India: Yields of state govt debt up sharply

  • The cost of debt-funds for the states has touched the highest level so far this fiscal with the weighted average cut-off crossing 7.16% at the latest auctions, up 11 bps over the past week, reflecting the hardening yields even for the government securities.
  • The hardening of the rates at the first auction of the quarter comes in the wake of the expected large supply of debt from the states, as indicated for 1Q22 at INR3.2tr, up by INR100bn.
  • 9 states on 4 Jan 22 raised INR189bn at the latest auction of state development loans. The auction was just 2% lower than the indicated amount for this week, which is among the highest drawdowns so far this fiscal year, Aditi Nayar, the chief economist at the rating agency Icra said in a note.
  • Even though the weighted average tenor remained unchanged at 12 years in line with the last auction, the weighted average cut-off rose sharply by 11 bps to 7.16% from 7.05%, reflecting a large supply for the quarter.

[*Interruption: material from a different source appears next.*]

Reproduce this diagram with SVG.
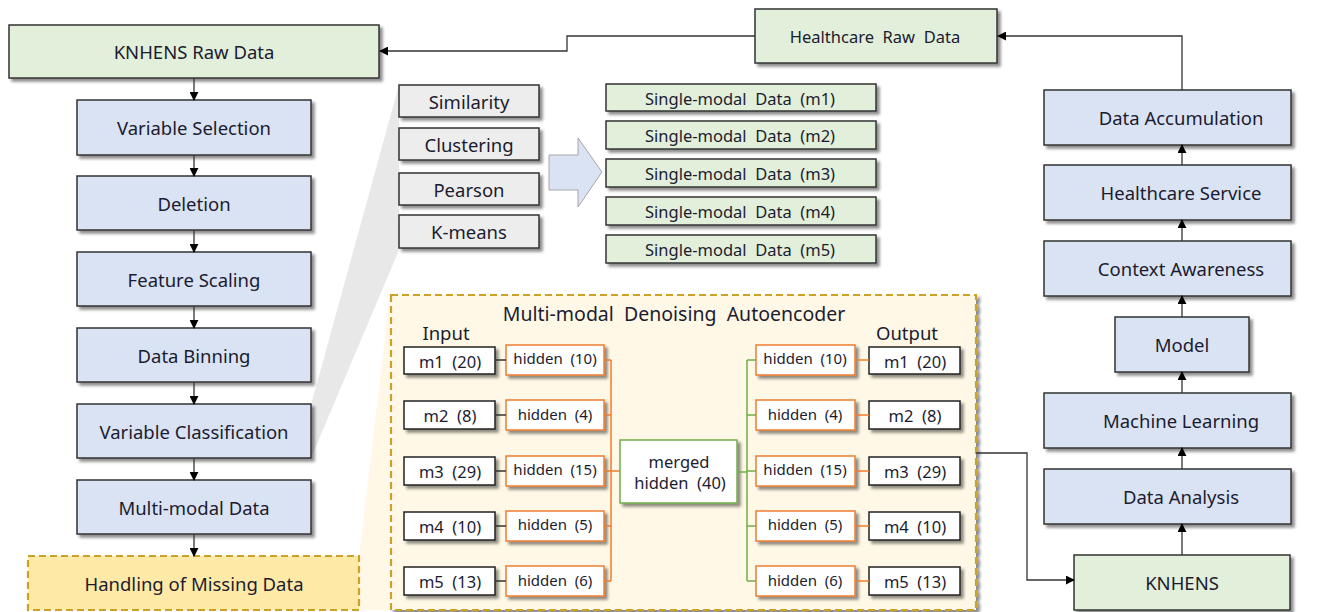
<svg xmlns="http://www.w3.org/2000/svg" width="1329" height="612" viewBox="0 0 1329 612">
  <defs>
    <filter id="shadow" x="-10%" y="-20%" width="130%" height="160%">
      <feGaussianBlur in="SourceAlpha" stdDeviation="1.5"/>
      <feOffset dx="2.5" dy="2.5" result="b"/>
      <feComponentTransfer><feFuncA type="linear" slope="0.45"/></feComponentTransfer>
      <feMerge><feMergeNode/><feMergeNode in="SourceGraphic"/></feMerge>
    </filter>
    <marker id="arr" viewBox="0 0 10 10" refX="9" refY="5" markerWidth="9" markerHeight="9" markerUnits="userSpaceOnUse" orient="auto">
      <path d="M0,0 L10,5 L0,10 z" fill="#000"/>
    </marker>
    <style>
      text { font-family: "Noto Sans", "Open Sans", sans-serif; fill: #1c1c30; text-anchor: middle; dominant-baseline: central; }
      .main { font-size: 18.5px; }
      .sm { font-size: 16.5px; }
      .xs { font-size: 15px; }
      .lbl { font-size: 18.5px; }
      .title { font-size: 19.5px; }
      .blue { fill: #DAE3F3; stroke: #333; stroke-width: 1.5; filter: url(#shadow); }
      .green { fill: #E2EFDA; stroke: #333; stroke-width: 1.5; filter: url(#shadow); }
      .grey { fill: #EDEDED; stroke: #333; stroke-width: 1.5; filter: url(#shadow); }
      .white { fill: #fff; stroke: #222; stroke-width: 1.5; filter: url(#shadow); }
      .orange { fill: #fff; stroke: #ED7D31; stroke-width: 1.5; filter: url(#shadow); }
      .merged { fill: #fff; stroke: #70AD47; stroke-width: 1.5; filter: url(#shadow); }
      .missing { fill: #FFE9A6; stroke: #C9A227; stroke-width: 2.2; stroke-dasharray: 7 4; }
      .dae { fill: #FFF8E6; stroke: #C9A227; stroke-width: 2.2; stroke-dasharray: 7 4; filter: url(#shadow); }
      .edge { fill: none; stroke: #333; stroke-width: 1.3; }
      .oedge { fill: none; stroke: #ED7D31; stroke-width: 1.5; }
      .gedge { fill: none; stroke: #70AD47; stroke-width: 1.5; }
    </style>
  </defs>

  <!-- callout wedges behind the boxes -->
  <polygon points="311,405 399,85 399,250 311,458" fill="#E8E8E8"/>
  <polygon points="359,557 390,295 390,610 359,610" fill="#FFF8E6"/>

  <!-- left pipeline -->
  <g id="knhens-raw"><rect class="green" x="9" y="25" width="370" height="53"/><text class="main" x="194" y="51">KNHENS Raw Data</text></g>
  <g id="variable-selection"><rect class="blue" x="77" y="100" width="234" height="55"/><text class="main" x="194" y="127">Variable Selection</text></g>
  <g id="deletion"><rect class="blue" x="77" y="176" width="234" height="54"/><text class="main" x="194" y="203">Deletion</text></g>
  <g id="feature-scaling"><rect class="blue" x="77" y="252" width="234" height="54"/><text class="main" x="194" y="279">Feature Scaling</text></g>
  <g id="data-binning"><rect class="blue" x="77" y="328" width="234" height="54"/><text class="main" x="194" y="355">Data Binning</text></g>
  <g id="variable-classification"><rect class="blue" x="77" y="404" width="234" height="54"/><text class="main" x="194" y="431">Variable Classification</text></g>
  <g id="multimodal-data"><rect class="blue" x="77" y="480" width="234" height="54"/><text class="main" x="194" y="507">Multi-modal Data</text></g>
  <g id="missing-data"><rect class="missing" x="28" y="556" width="331" height="54"/><text class="main" x="194" y="583">Handling of Missing Data</text></g>

  <!-- classification methods -->
  <g id="similarity"><rect class="grey" x="399" y="85" width="140" height="32"/><text class="main" x="469" y="101">Similarity</text></g>
  <g id="clustering"><rect class="grey" x="399" y="128" width="140" height="32"/><text class="main" x="469" y="144">Clustering</text></g>
  <g id="pearson"><rect class="grey" x="399" y="173" width="140" height="32"/><text class="main" x="469" y="189">Pearson</text></g>
  <g id="kmeans"><rect class="grey" x="399" y="215" width="140" height="33"/><text class="main" x="469" y="231">K-means</text></g>

  <!-- block arrow -->
  <g id="block-arrow"><polygon points="549,155 578,155 578,138 602,172 578,207 578,190 549,190" fill="#DAE3F3" stroke="#A6A6A6" stroke-width="1"/></g>

  <!-- single-modal data -->
  <g id="single-m1"><rect class="green" x="606" y="84" width="270" height="27"/><text class="sm" x="740" y="98" xml:space="preserve">Single-modal  Data  (m1)</text></g>
  <g id="single-m2"><rect class="green" x="606" y="121" width="270" height="28"/><text class="sm" x="740" y="135" xml:space="preserve">Single-modal  Data  (m2)</text></g>
  <g id="single-m3"><rect class="green" x="606" y="159" width="270" height="28"/><text class="sm" x="740" y="173" xml:space="preserve">Single-modal  Data  (m3)</text></g>
  <g id="single-m4"><rect class="green" x="606" y="197" width="270" height="28"/><text class="sm" x="740" y="211" xml:space="preserve">Single-modal  Data  (m4)</text></g>
  <g id="single-m5"><rect class="green" x="606" y="235" width="270" height="28"/><text class="sm" x="740" y="249" xml:space="preserve">Single-modal  Data  (m5)</text></g>

  <!-- healthcare raw data -->
  <g id="healthcare-raw"><rect class="green" x="755" y="9" width="242" height="54"/><text class="sm" x="875" y="36" xml:space="preserve">Healthcare  Raw  Data</text></g>

  <!-- autoencoder -->
  <g id="autoencoder">
    <rect class="dae" x="391" y="295" width="585" height="315"/>
    <text class="title" x="674" y="313" xml:space="preserve">Multi-modal  Denoising  Autoencoder</text>
    <text class="lbl" x="446" y="332">Input</text>
    <text class="lbl" x="907" y="332">Output</text>
  </g>
  <g id="in-m1"><rect class="white" x="404" y="347" width="91" height="27"/><text class="sm" x="450" y="361" xml:space="preserve">m1  (20)</text></g>
  <g id="in-m2"><rect class="white" x="404" y="401" width="91" height="28"/><text class="sm" x="450" y="415" xml:space="preserve">m2  (8)</text></g>
  <g id="in-m3"><rect class="white" x="404" y="457" width="91" height="28"/><text class="sm" x="450" y="471" xml:space="preserve">m3  (29)</text></g>
  <g id="in-m4"><rect class="white" x="404" y="512" width="91" height="28"/><text class="sm" x="450" y="526" xml:space="preserve">m4  (10)</text></g>
  <g id="in-m5"><rect class="white" x="404" y="567" width="91" height="28"/><text class="sm" x="450" y="581" xml:space="preserve">m5  (13)</text></g>

  <g id="enc-h1"><rect class="orange" x="506" y="345" width="98" height="30"/><text class="xs" x="555" y="358" xml:space="preserve">hidden  (10)</text></g>
  <g id="enc-h2"><rect class="orange" x="506" y="400" width="98" height="30"/><text class="xs" x="555" y="414" xml:space="preserve">hidden  (4)</text></g>
  <g id="enc-h3"><rect class="orange" x="506" y="456" width="98" height="30"/><text class="xs" x="555" y="469" xml:space="preserve">hidden  (15)</text></g>
  <g id="enc-h4"><rect class="orange" x="506" y="511" width="98" height="30"/><text class="xs" x="555" y="524" xml:space="preserve">hidden  (5)</text></g>
  <g id="enc-h5"><rect class="orange" x="506" y="566" width="98" height="30"/><text class="xs" x="555" y="580" xml:space="preserve">hidden  (6)</text></g>

  <g id="merged"><rect class="merged" x="620" y="440" width="117" height="63"/><text class="sm" x="679" y="461">merged</text><text class="sm" x="680" y="482" xml:space="preserve">hidden  (40)</text></g>

  <g id="dec-h1"><rect class="orange" x="756" y="345" width="99" height="30"/><text class="xs" x="805" y="358" xml:space="preserve">hidden  (10)</text></g>
  <g id="dec-h2"><rect class="orange" x="756" y="400" width="99" height="30"/><text class="xs" x="805" y="414" xml:space="preserve">hidden  (4)</text></g>
  <g id="dec-h3"><rect class="orange" x="756" y="456" width="99" height="30"/><text class="xs" x="805" y="469" xml:space="preserve">hidden  (15)</text></g>
  <g id="dec-h4"><rect class="orange" x="756" y="511" width="99" height="30"/><text class="xs" x="805" y="524" xml:space="preserve">hidden  (5)</text></g>
  <g id="dec-h5"><rect class="orange" x="756" y="566" width="99" height="30"/><text class="xs" x="805" y="580" xml:space="preserve">hidden  (6)</text></g>

  <g id="out-m1"><rect class="white" x="869" y="347" width="91" height="27"/><text class="sm" x="915" y="361" xml:space="preserve">m1  (20)</text></g>
  <g id="out-m2"><rect class="white" x="869" y="401" width="91" height="28"/><text class="sm" x="915" y="415" xml:space="preserve">m2  (8)</text></g>
  <g id="out-m3"><rect class="white" x="869" y="457" width="91" height="28"/><text class="sm" x="915" y="471" xml:space="preserve">m3  (29)</text></g>
  <g id="out-m4"><rect class="white" x="869" y="512" width="91" height="28"/><text class="sm" x="915" y="526" xml:space="preserve">m4  (10)</text></g>
  <g id="out-m5"><rect class="white" x="869" y="567" width="91" height="28"/><text class="sm" x="915" y="581" xml:space="preserve">m5  (13)</text></g>

  <!-- right pipeline -->
  <g id="data-accumulation"><rect class="blue" x="1044" y="90" width="247" height="55"/><text class="main" x="1181" y="117">Data Accumulation</text></g>
  <g id="healthcare-service"><rect class="blue" x="1044" y="165" width="247" height="55"/><text class="main" x="1181" y="192">Healthcare Service</text></g>
  <g id="context-awareness"><rect class="blue" x="1044" y="241" width="247" height="55"/><text class="main" x="1181" y="268">Context Awareness</text></g>
  <g id="model"><rect class="blue" x="1115" y="317" width="134" height="55"/><text class="main" x="1182" y="344">Model</text></g>
  <g id="machine-learning"><rect class="blue" x="1044" y="393" width="247" height="55"/><text class="main" x="1181" y="420">Machine Learning</text></g>
  <g id="data-analysis"><rect class="blue" x="1044" y="469" width="247" height="55"/><text class="main" x="1181" y="496">Data Analysis</text></g>
  <g id="knhens"><rect class="green" x="1074" y="555" width="216" height="55"/><text class="main" x="1182" y="582">KNHENS</text></g>

  <!-- connectors -->
  <g id="connectors">
    <path class="edge" marker-end="url(#arr)" d="M194,78 V100"/>
    <path class="edge" marker-end="url(#arr)" d="M194,155 V176"/>
    <path class="edge" marker-end="url(#arr)" d="M194,230 V252"/>
    <path class="edge" marker-end="url(#arr)" d="M194,306 V328"/>
    <path class="edge" marker-end="url(#arr)" d="M194,382 V404"/>
    <path class="edge" marker-end="url(#arr)" d="M194,458 V480"/>
    <path class="edge" marker-end="url(#arr)" d="M194,534 V556"/>

    <path class="edge" marker-end="url(#arr)" d="M755,36 H567 V51 H380"/>
    <path class="edge" marker-end="url(#arr)" d="M1182,90 V36 H998"/>

    <path class="edge" marker-end="url(#arr)" d="M1182,165 V145"/>
    <path class="edge" marker-end="url(#arr)" d="M1182,241 V220"/>
    <path class="edge" marker-end="url(#arr)" d="M1182,317 V296"/>
    <path class="edge" marker-end="url(#arr)" d="M1182,393 V372"/>
    <path class="edge" marker-end="url(#arr)" d="M1182,469 V448"/>
    <path class="edge" marker-end="url(#arr)" d="M1182,555 V524"/>

    <path class="edge" marker-end="url(#arr)" d="M976,453 H1027 V580 H1074"/>

    <!-- input to encoder hidden -->
    <path class="edge" d="M495,360 H506 M495,415 H506 M495,471 H506 M495,526 H506 M495,581 H506"/>
    <!-- encoder bus -->
    <path class="oedge" d="M604,360 H611 M604,415 H611 M604,471 H620 M604,526 H611 M604,581 H611 M611,360 V581"/>
    <!-- decoder bus -->
    <path class="gedge" d="M737,472 H747 M747,360 V581 M747,360 H756 M747,415 H756 M747,471 H756 M747,526 H756 M747,581 H756"/>
    <!-- decoder hidden to output -->
    <path class="oedge" d="M855,360 H869 M855,415 H869 M855,471 H869 M855,526 H869 M855,581 H869"/>
  </g>
</svg>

  • On the other hand, the weighted average cut-off for the 10-year loans hardened by 10 bps to 7.13% today from 7.03% on 28 Dec 21.
  • Meanwhile, the benchmark 10-year G-secs yield rose by 4 bps to 6.52% from the last auction. Accordingly, the spread between the 10-year weighted average SDL and 10-year G-sec yield widened to 61 bps from 55 bps.
  • Gross SDL issuance is pegged at INR7.9tr in FY22, just 1% lower than the FY21, while the net issuance is estimated at INR5.8tr for FY22, which is 11% lower than the last year, adjusting for the expected redemptions of INR2.1tr in the current fiscal.